A supposer que ce scénario «idyllique» puisse se concrétiser, il sera très coûteux pour la Tunisie, tant financièrement qu’en termes d’image. D’abord financièrement. L’Etat devra régler intégralement –alors que l’actionnaire majoritaire de la BFT a déjà accepté le principe d’une réduction de ce montant dans le cadre d’une solution amiable- et en devises la pénalité à laquelle il risque très fort d’être condamné.
Mais la facture financière ne s’arrête pas là. Empêchée de reprendre le contrôle de son investissement, ABCI ira créer une banque ailleurs et aux frais de la Tunisie, comme lui en donnent le droit les règlements du CIRDI.
L’image ensuite. Son entêtement à refuser tout règlement amiable l’entamera fortement auprès non seulement d’ABCI mais des investisseurs étrangers en général en apportant la preuve que l’Etat tunisien ne reconnaît jamais ses erreurs et, partant, n’en corrige jamais les conséquences.

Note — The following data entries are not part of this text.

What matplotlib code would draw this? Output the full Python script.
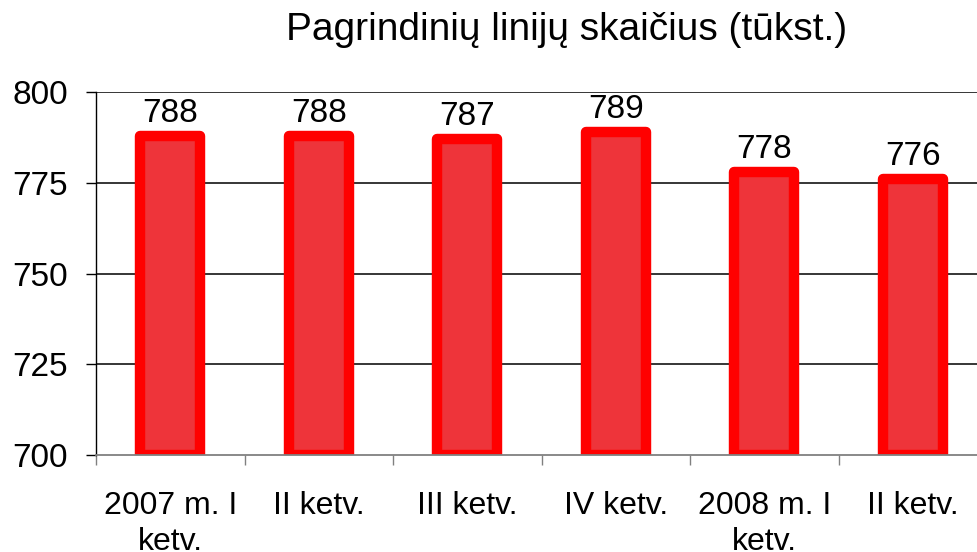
import matplotlib
matplotlib.use('Agg')
import matplotlib.pyplot as plt
import numpy as np

plt.rcParams['font.family'] = ['Liberation Sans', 'DejaVu Sans']

# data
categories = ['2007 m. I\nketv.', 'II ketv.', 'III ketv.', 'IV ketv.', '2008 m. I\nketv.', 'II ketv.']
values = [788, 788, 787, 789, 778, 776]
yticks = [700, 725, 750, 775, 800]
title = 'Pagrindinių linijų skaičius (tūkst.)'

W, H = 977, 552
fig = plt.figure(figsize=(W / 100, H / 100), dpi=100)
# plot area: left spine x=96, y=700 at 455, y=800 at 92; 6 slots of ~148.5 px
left, right, top, bottom = 96, 96 + 6 * 148.5, 92, 455
ax = fig.add_axes([left / W, 1 - bottom / H, (right - left) / W, (bottom - top) / H])

x = np.arange(len(values))
ax.set_xlim(-0.5, len(values) - 0.5)
ax.set_ylim(700, 800)

for yt in yticks[1:]:
    ax.axhline(yt, color='black', lw=1.1, zorder=1)

bars = ax.bar(x, np.array(values) - 700, bottom=700, width=0.405,
              color='#EE343A', edgecolor='#FF0000', linewidth=7.5,
              joinstyle='round', zorder=2)

for xi, v in zip(x, values):
    ax.annotate(str(v), (xi, v), xytext=(0, 5), textcoords='offset points',
                ha='center', va='bottom', fontsize=24, color='black')

ax.set_yticks(yticks)
ax.set_yticklabels([str(t) for t in yticks])
ax.tick_params(axis='y', direction='out', length=7, width=1, labelsize=24, pad=13, colors='black')

ax.set_xticks(np.arange(len(values) + 1) - 0.5)
ax.set_xticklabels([])
ax.tick_params(axis='x', which='major', direction='out', length=7, width=1, color='#808080')
ax.set_xticks(x, minor=True)
ax.set_xticklabels(categories, minor=True, fontsize=23, linespacing=1.25)
ax.tick_params(axis='x', which='minor', length=0, pad=26)

for s in ['top', 'right']:
    ax.spines[s].set_visible(False)
ax.spines['left'].set_color('black')
ax.spines['left'].set_linewidth(1)
ax.spines['bottom'].set_color('#808080')
ax.spines['bottom'].set_linewidth(1.3)
ax.spines['bottom'].set_zorder(3)

fig.text(567 / W, 1 - 30 / H, title, ha='center', va='center', fontsize=28)

fig.savefig('out.png', dpi=100)
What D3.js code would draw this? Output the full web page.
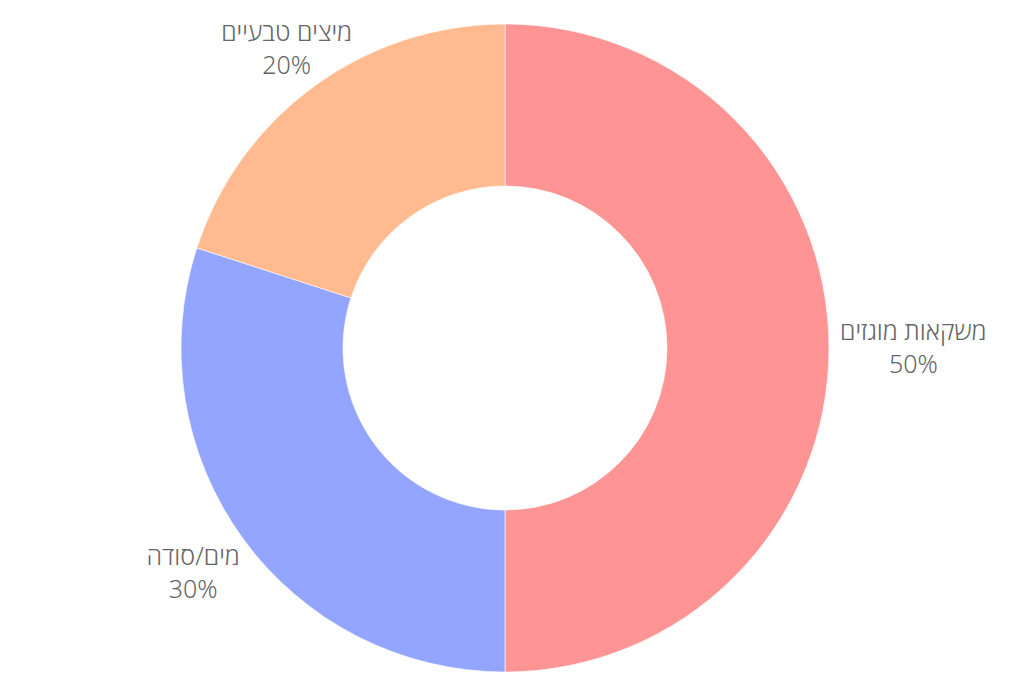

Last but not least, cette affaire –et en particulier le refus de recouvrer les centaines de millions de dinars de crédits accordés par la BFT à des hommes d’affaires, dont une partie sont bien «connectés»- risque de porter un coup, probablement mortel, à la campagne de lutte contre la corruption lancée récemment en démontrant que les plus hautes instances –gouvernement, présidence de la République et Assemblée des représentants du peuple- ne combattent la corruption que lorsqu’elle ne concerne pas des proches, amis ou alliés.